March 15th, 2006


Do you remember when....

....or maybe this only happened to me. But in grade school there were always specific rules for things. An established order for going from the classroom to the gym. Locations of various objects in the classroom, or areas designated for certain activities (we only paint in this corner of the room). And so forth. And invariably there was some joker who wanted to resist all the rules, if not outright break them. It was funny the first time, right? What a clown. But before they were through, they made it that much the worse for everyone else. They wasted recess time. They caused the teachers to invent new and more oppressive rules in an attempt to restore order in the classroom. They made the teachers tired, cranky, and impatient. Remember?

Fast forward to today. Those clowns are now writing query letters. And there's only one of them in, say, every couple hundred received, but they make you occasionally want to throw the whole pile across the room. Just yesterday an agent of my acquaintance was asking me what I thought of people who ignored guidelines. Answer: Not much. They slow me down. They make my job harder. Today jaylake was grinding his teeth over unprofessional submissions, alg was giving out advice about common sense and courtesy that on the surface sounds pretty obvious to me, and Miss Snark was talking about someone who had a brush with author entitlement.

Over and over, I see editors and agents give advice on their blogs, at conferences, in articles, etc. about submissions and first impressions -- why do these topics get so much space and attention? And why do these questions seem to reappear so consistently? It could be that we're just trying to help those who haven't yet heard the message. But somewhere in there, there appear to be a number of people who feel (1) the rules don't apply to them, or (2) if they ignore the rules, they'll stand out. It's very popular marketing advice. You know, don't be a number. Be an individual. But, there's a time and a place for such gestures. Believe me, that's not the kind of attention that a person wants to get. Being obnoxious will not get me to read your novel. Putting it on colored paper will make me roll my eyes. Giving me the hard sell about how it is destined to net a seven figure offer and a movie deal... yeah, I've never heard that one before.

Here's what needs to stand out: your book.
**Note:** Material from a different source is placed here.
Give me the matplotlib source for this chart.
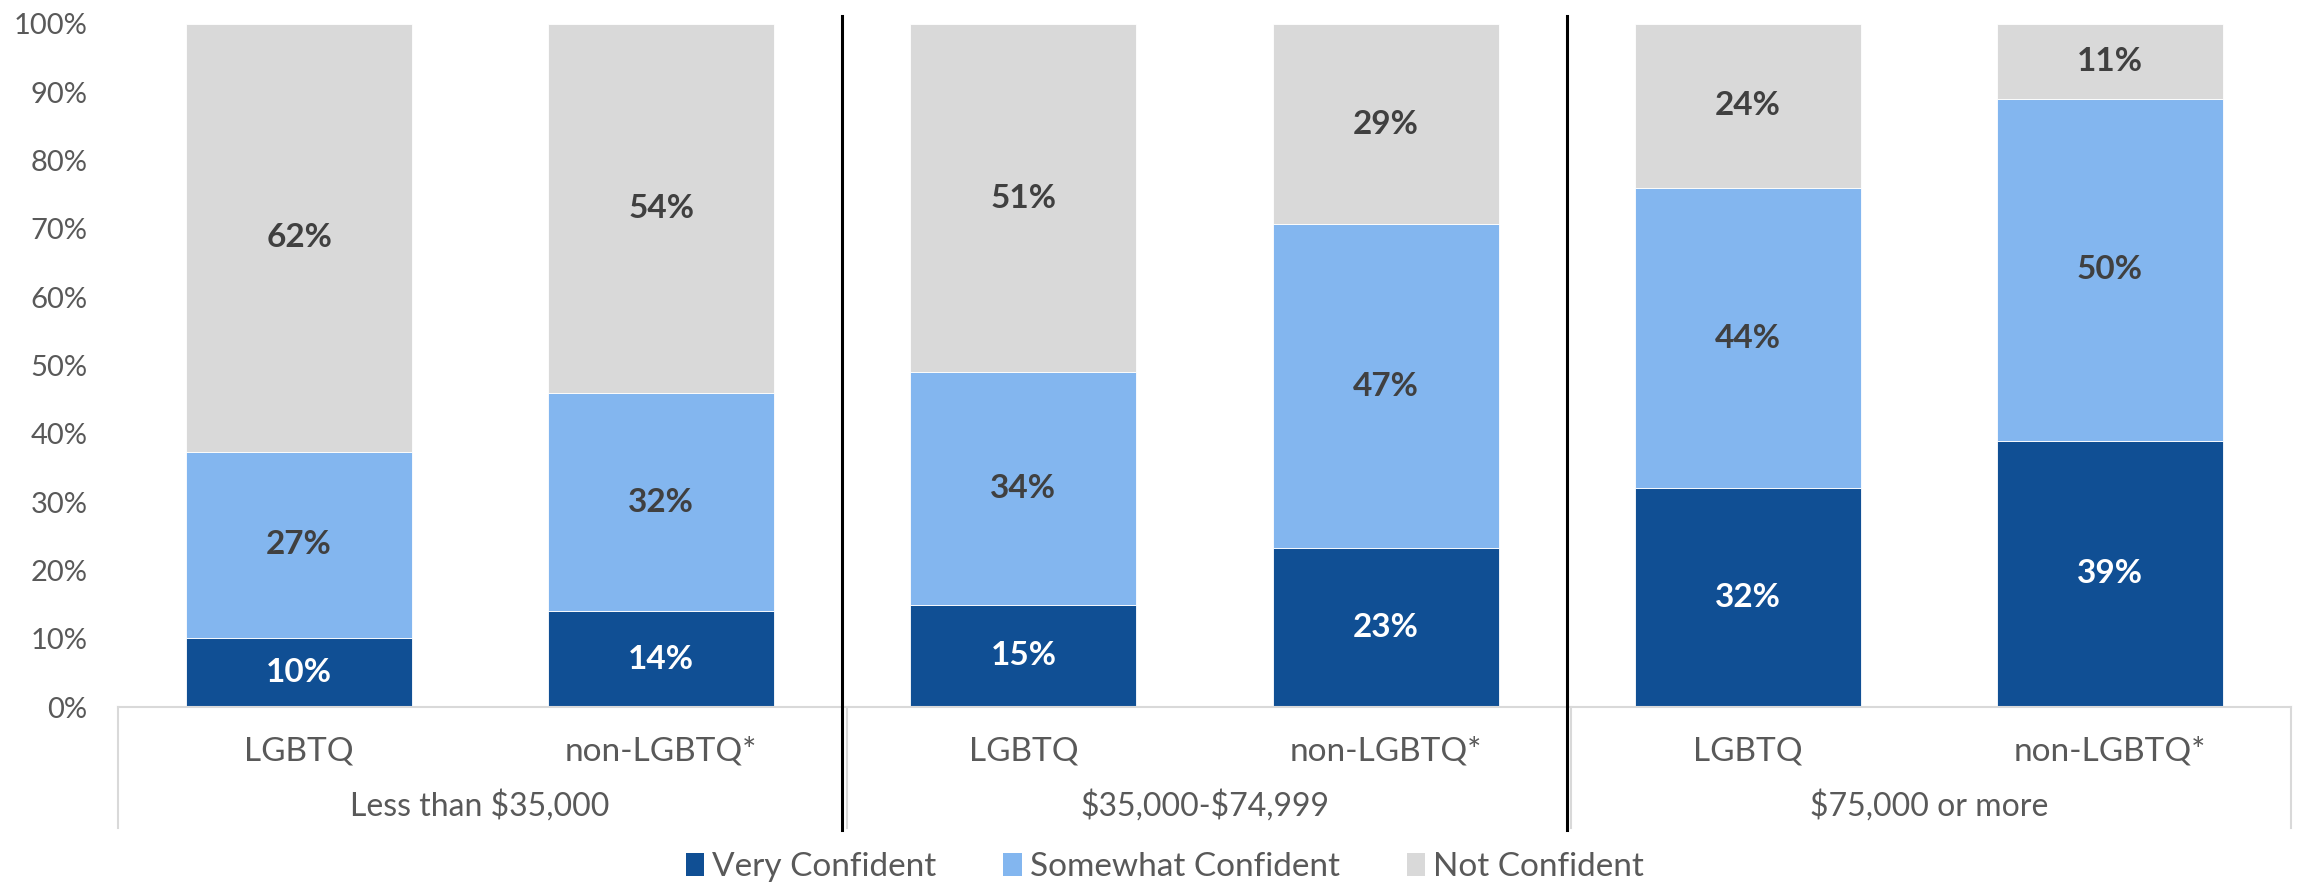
import matplotlib
matplotlib.use("Agg")
import matplotlib.pyplot as plt
import numpy as np
from matplotlib.patches import Patch
from matplotlib.transforms import blended_transform_factory

plt.rcParams['font.family'] = ['Lato', 'DejaVu Sans']

groups = ["Less than $35,000", "$35,000-$74,999", "$75,000 or more"]
subgroups = ["LGBTQ", "non-LGBTQ*"]
series_names = ["Very Confident", "Somewhat Confident", "Not Confident"]
very = [10, 14, 15, 23, 32, 39]
somewhat = [27, 32, 34, 47, 44, 50]
not_conf = [62, 54, 51, 29, 24, 11]
yticks = [0, 10, 20, 30, 40, 50, 60, 70, 80, 90, 100]

colors = ["#104F94", "#83B6EF", "#D9D9D9"]
label_colors = ["white", "#404040", "#404040"]
tick_color = "#595959"

W, H = 2297, 885
fig = plt.figure(figsize=(W / 100, H / 100), dpi=100)
ax = fig.add_axes([118 / W, (H - 707) / H, (2291 - 118) / W, (707 - 24) / H])

data = np.array([very, somewhat, not_conf], dtype=float)
totals = data.sum(axis=0)
pct = data / totals * 100
x = np.arange(len(very))
bottom = np.zeros(len(very))
for i in range(3):
    ax.bar(x, pct[i], 0.624, bottom=bottom, color=colors[i], edgecolor='white', linewidth=0.6, zorder=2)
    for xi, b, h, v in zip(x, bottom, pct[i], data[i]):
        ax.text(xi, b + h / 2, f"{int(v)}%", ha='center', va='center', fontsize=24,
                fontweight='bold', color=label_colors[i], zorder=3)
    bottom += pct[i]

ax.set_xlim(-0.5, len(very) - 0.5)
ax.set_ylim(0, 100)
ax.set_yticks(yticks)
ax.set_yticklabels([f"{t}%" for t in yticks], fontsize=21, color=tick_color)
ax.tick_params(axis='y', length=0, pad=22)
ax.set_xticks(x)
ax.set_xticklabels(subgroups * len(groups), fontsize=24, color=tick_color)
ax.tick_params(axis='x', length=0, pad=21)
for s in ['top', 'right', 'left']:
    ax.spines[s].set_visible(False)
ax.spines['bottom'].set_color('#D9D9D9')
ax.spines['bottom'].set_linewidth(1.5)

trans = blended_transform_factory(ax.transData, ax.transAxes)
ph = 707 - 24
for gi, g in enumerate(groups):
    ax.text(gi * 2 + 0.5, (707 - 806) / ph, g, transform=trans, ha='center', va='center',
            fontsize=23, color=tick_color, parse_math=False)

box_bottom = (707 - 828) / ph
edges = [-0.5, len(very) - 0.5]
for xb in edges + [1.512, 3.512]:
    ax.plot([xb, xb], [0, box_bottom], color='#D9D9D9', lw=1.5, transform=trans,
            clip_on=False, zorder=1)
for xb in [1.5, 3.5]:
    ax.plot([xb, xb], [(707 - 16) / ph, (707 - 830) / ph], color='black', lw=2.2,
            transform=trans, clip_on=False, zorder=4)

handles = [Patch(facecolor=c, edgecolor='none') for c in colors]
fig.legend(handles, series_names, loc='center', bbox_to_anchor=(1165 / W, (H - 867) / H),
           ncol=3, frameon=False, fontsize=24, handlelength=0.55, handleheight=0.7,
           handletextpad=0.25, columnspacing=2.0, labelcolor=tick_color)

fig.savefig("out.png", dpi=100)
I am reading thousands of queries, samples, manuscripts a year because I am looking for the next publishable book that I can fall in love with and hopefully sell for a great deal of money, thereby making both the author (and myself by association) well-known and keeping us in the style to which we would like to be regularly accustomed. It's really that simple. Make it easy for me to find it. And not by printing it in a larger font. By making it professional and easy to read. The only way we can find it is to sit and read it. Make us want to. Lure us in with a compelling/intriguing description on white paper with one inch margins in a readable font. And then sit back and let the words do the rest. It is in the text that you bend the rules (just enough, mind you -- don't actually break them unless you're sure you know what you're doing), that you stand out, that you are an individual.